「シンR1 550」 ブルガリア発スーパーカー、不完全ゆえのスリルとは 試乗記
公開 : 2017.08.17 12:46 更新 : 2017.08.17 16:06
「シンR1」の試乗記です。ブルガリア製としては初となるアグレッシブで物怖じしないスーパーカー。魅力の秘訣は何なのでしょう?
■もくじ
どんなクルマ?
ースーパーカー界の「申し子」なのかもしれない
ービジネスの成功が、創業者を冷静にさせた
どんな感じ?
ー「シンR1 550」 いったい何者?
ー「シンR1 550」 インプレッション
「買い」か?
ーブルガリア製スーパーカー 第1章
■どんなクルマ?
スーパーカー界の「申し子」なのかもしれない
ブルガリアには、これまで、自動車史に誇れるような遺産(クルマ)はなかった。
歴史に名を残すというのは簡単なことではなく、長い歴史のなかで一握りの者だけが掴める栄光だ。
しかし、熱狂的な「とある男」が作ったスーパーカー・カンパニーは、どうやら早くもその栄光を掴んだようだ。

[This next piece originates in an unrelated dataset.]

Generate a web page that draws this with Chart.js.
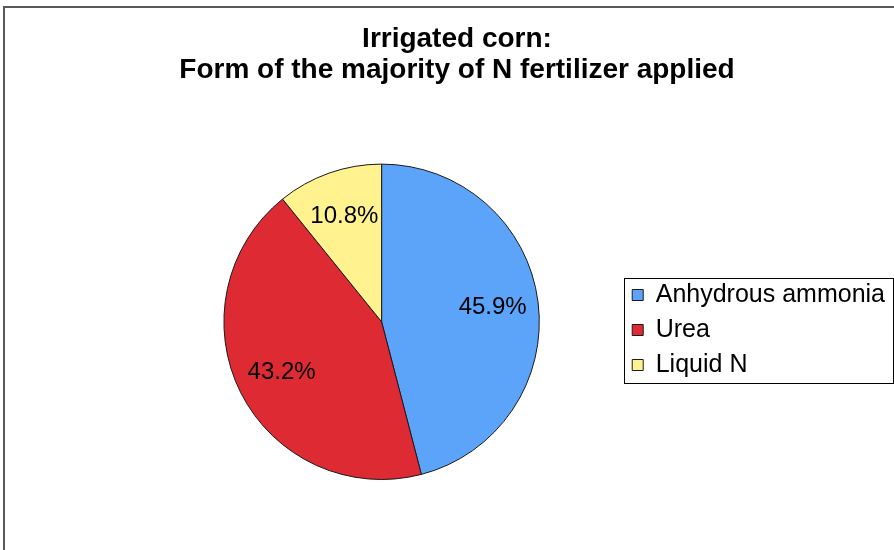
<!DOCTYPE html>
<html lang="en">
<head>
    <meta charset="UTF-8">
    <title>Irrigated corn - N fertilizer form</title>
    <style>
        body {
            margin: 0;
            padding: 0;
            background-color: #fff;
            overflow: hidden;
        }

        /* chart frame, runs off the right and bottom edge like the original */
        .frame {
            position: absolute;
            left: 3px;
            top: 6px;
            width: 906px;
            height: 600px;
            border: 2px solid #5a5a5a;
        }

        .frame canvas {
            position: absolute;
            left: 0;
            top: 0;
        }
    </style>
</head>
<body>
    <div class="frame">
        <canvas id="fertChart" width="906" height="550"></canvas>
    </div>

    <script src="https://cdn.jsdelivr.net/npm/chart.js"></script>
    <script>
        // Data
        const fertForms = ['Anhydrous ammonia', 'Urea', 'Liquid N'];
        const fertShare = [45.9, 43.2, 10.8]; // percent of respondents
        const sliceColors = ['#5BA4FA', '#DE2B33', '#FFF28F'];
        const titleLines = ['Irrigated corn:', 'Form of the majority of N fertilizer applied'];

        const fontFamily = '"Liberation Sans", Arial, sans-serif';

        // percent labels inside each slice
        const sliceLabels = {
            id: 'sliceLabels',
            afterDatasetsDraw(chart) {
                const ctx = chart.ctx;
                const meta = chart.getDatasetMeta(0);
                ctx.save();
                ctx.font = '24px ' + fontFamily;
                ctx.fillStyle = '#000';
                ctx.textAlign = 'center';
                ctx.textBaseline = 'middle';
                meta.data.forEach(function(arc, i) {
                    const mid = (arc.startAngle + arc.endAngle) / 2;
                    const r = arc.outerRadius * 0.71;
                    ctx.fillText(fertShare[i].toFixed(1) + '%', arc.x + Math.cos(mid) * r, arc.y + Math.sin(mid) * r);
                });
                ctx.restore();
            }
        };

        // title is centred over the whole frame, not over pie + legend
        const titleCentre = {
            id: 'titleCentre',
            afterLayout(chart) {
                const t = chart.titleBlock;
                if (!t) return;
                t.left = 0;
                t.right = 904;
                t.width = 904;
            }
        };

        // box round the legend
        const legendBox = {
            id: 'legendBox',
            afterDraw(chart) {
                const boxes = chart.legend.legendHitBoxes;
                if (!boxes || !boxes.length) return;
                let left = Infinity, right = -Infinity, top = Infinity, bottom = -Infinity;
                boxes.forEach(function(b) {
                    left = Math.min(left, b.left);
                    right = Math.max(right, b.left + b.width);
                    top = Math.min(top, b.top);
                    bottom = Math.max(bottom, b.top + b.height);
                });
                const ctx = chart.ctx;
                ctx.save();
                ctx.strokeStyle = '#000';
                ctx.lineWidth = 1;
                ctx.strokeRect(Math.round(left - 8) + 0.5, Math.round(top - 5) + 0.5,
                    Math.round(right - left + 16), Math.round(bottom - top + 10));
                ctx.restore();
            }
        };

        const ctx = document.getElementById('fertChart').getContext('2d');
        const fertChart = new Chart(ctx, {
            type: 'pie',
            data: {
                labels: fertForms,
                datasets: [{
                    data: fertShare,
                    backgroundColor: sliceColors,
                    borderColor: '#1a1a1a',
                    borderWidth: 1
                }]
            },
            options: {
                responsive: false,
                animation: false,
                events: [],
                layout: {
                    padding: { left: 136, right: 16, top: 0, bottom: 78 }
                },
                plugins: {
                    title: {
                        display: true,
                        text: titleLines,
                        color: '#000',
                        font: { family: fontFamily, size: 28, weight: 'bold', lineHeight: 1.1 },
                        padding: { top: 16, bottom: 78 }
                    },
                    legend: {
                        position: 'right',
                        fullSize: false,
                        // empty title only pushes the items a little lower
                        title: {
                            display: true,
                            text: ' ',
                            font: { size: 12, lineHeight: 1.2 },
                            padding: 1
                        },
                        labels: {
                            color: '#000',
                            font: { family: fontFamily, size: 25 },
                            boxWidth: 11,
                            boxHeight: 11,
                            padding: 10
                        }
                    },
                    tooltip: { enabled: false }
                }
            },
            plugins: [sliceLabels, titleCentre, legendBox]
        });
    </script>
</body>
</html>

「シン・カーズ」はルーセン・ダスカロフによる新しい構想の会社である。この会社の初めてのロードカーが「R1 550」で、このクルマはミドエンジン。
さらに特筆すべきはポルシェ911GT3RSよりもパワフルであるということ。速い。
齢40代のダスカロフが、ファクトリー内を大股で歩きながらインタビューに答えてくれた最中、彼の電話は鳴りやむことがなかった。
しかしそのような状況でも彼は言葉を選びながら思っていることを説明しようとしてくれていた。
彼の話をする姿はまるで、子どもが夢を語るときのような、熱意と笑顔にあふれた表情だった。
この工場は、BMWのサービスセンターというかりそめの姿をしながら、その奥ではR1が組み立てられているという、秘密基地のような側面を持つ。